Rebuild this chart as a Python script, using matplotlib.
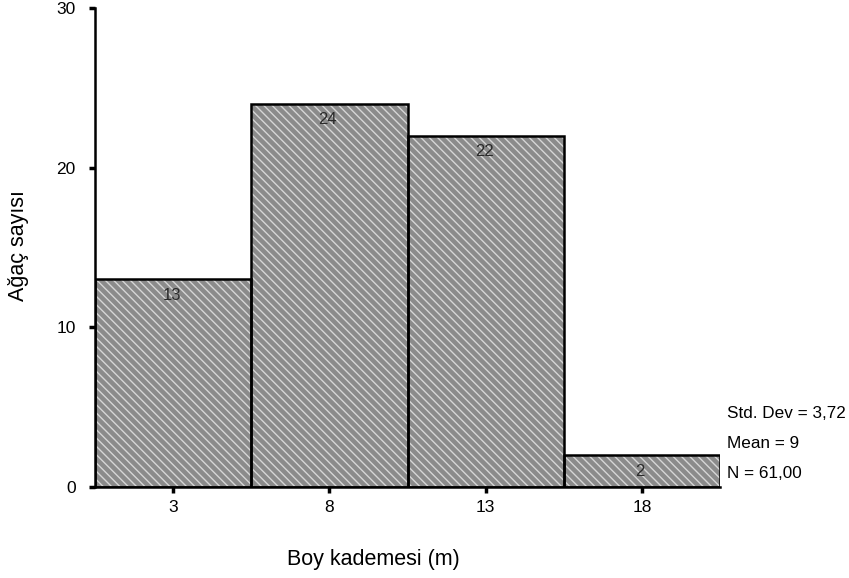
import matplotlib
matplotlib.use("Agg")
import matplotlib.pyplot as plt

plt.rcParams['font.family'] = ['Liberation Sans', 'DejaVu Sans']

# Height classes (bin centres, m) and tree counts
classes = [3, 8, 13, 18]
counts = [13, 24, 22, 2]
bin_width = 5
y_ticks = [0, 10, 20, 30]
stats_lines = ["Std. Dev = 3,72", "Mean = 9", "N = 61,00"]

fig = plt.figure(figsize=(8.49, 5.78), dpi=100)
ax = fig.add_axes([95 / 849, 1 - 487 / 578, 625 / 849, 479 / 578])

# Textured fill: grey face with light diagonal hatch, then black outlines on top
plt.rcParams['hatch.linewidth'] = 1.0
ax.bar(classes, counts, width=bin_width, color='#8b8b8b', edgecolor='#d6d6d6',
       hatch='\\\\\\\\', linewidth=0, zorder=2)
ax.bar(classes, counts, width=bin_width, fill=False, edgecolor='black',
       linewidth=1.8, zorder=3)

for x, c in zip(classes, counts):
    ax.text(x - 0.05, c - 1.0, str(c), ha='center', va='center', fontsize=12,
            color='#2a2a2a', zorder=4)

ax.set_xlim(classes[0] - bin_width / 2, classes[-1] + bin_width / 2)
ax.set_ylim(0, 30)
ax.set_xticks(classes)
ax.set_xticklabels([str(c) for c in classes])
ax.set_yticks(y_ticks)

for side in ('top', 'right'):
    ax.spines[side].set_visible(False)
ax.spines['left'].set_linewidth(1.8)
ax.spines['bottom'].set_linewidth(1.8)
ax.tick_params(axis='both', direction='out', length=4, width=2.5,
               labelsize=12.5)
ax.tick_params(axis='y', pad=10)
ax.tick_params(axis='x', pad=5)

ax.set_xlabel("Boy kademesi (m)", fontsize=15.5)
ax.set_ylabel("Ağaç sayısı", fontsize=15.5)
ax.xaxis.set_label_coords(0.446, -0.13)
ax.yaxis.set_label_coords(-0.105, 0.505)

for i, line in enumerate(stats_lines):
    fig.text(727 / 849, 1 - (413 + i * 30.5) / 578, line, fontsize=12.3,
             ha='left', va='center')

fig.savefig("out.png", dpi=100)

########################################

§ WHAT YOU SHOULD DO
Give again, word for word, every line from the top of the data through the line with "ax = fig.add_axes([95", both ends included, and exclude the pictures.

§ EXPECTED OUTPUT
Rebuild this chart as a Python script, using matplotlib.
import matplotlib
matplotlib.use("Agg")
import matplotlib.pyplot as plt

plt.rcParams['font.family'] = ['Liberation Sans', 'DejaVu Sans']

# Height classes (bin centres, m) and tree counts
classes = [3, 8, 13, 18]
counts = [13, 24, 22, 2]
bin_width = 5
y_ticks = [0, 10, 20, 30]
stats_lines = ["Std. Dev = 3,72", "Mean = 9", "N = 61,00"]

fig = plt.figure(figsize=(8.49, 5.78), dpi=100)
ax = fig.add_axes([95 / 849, 1 - 487 / 578, 625 / 849, 479 / 578])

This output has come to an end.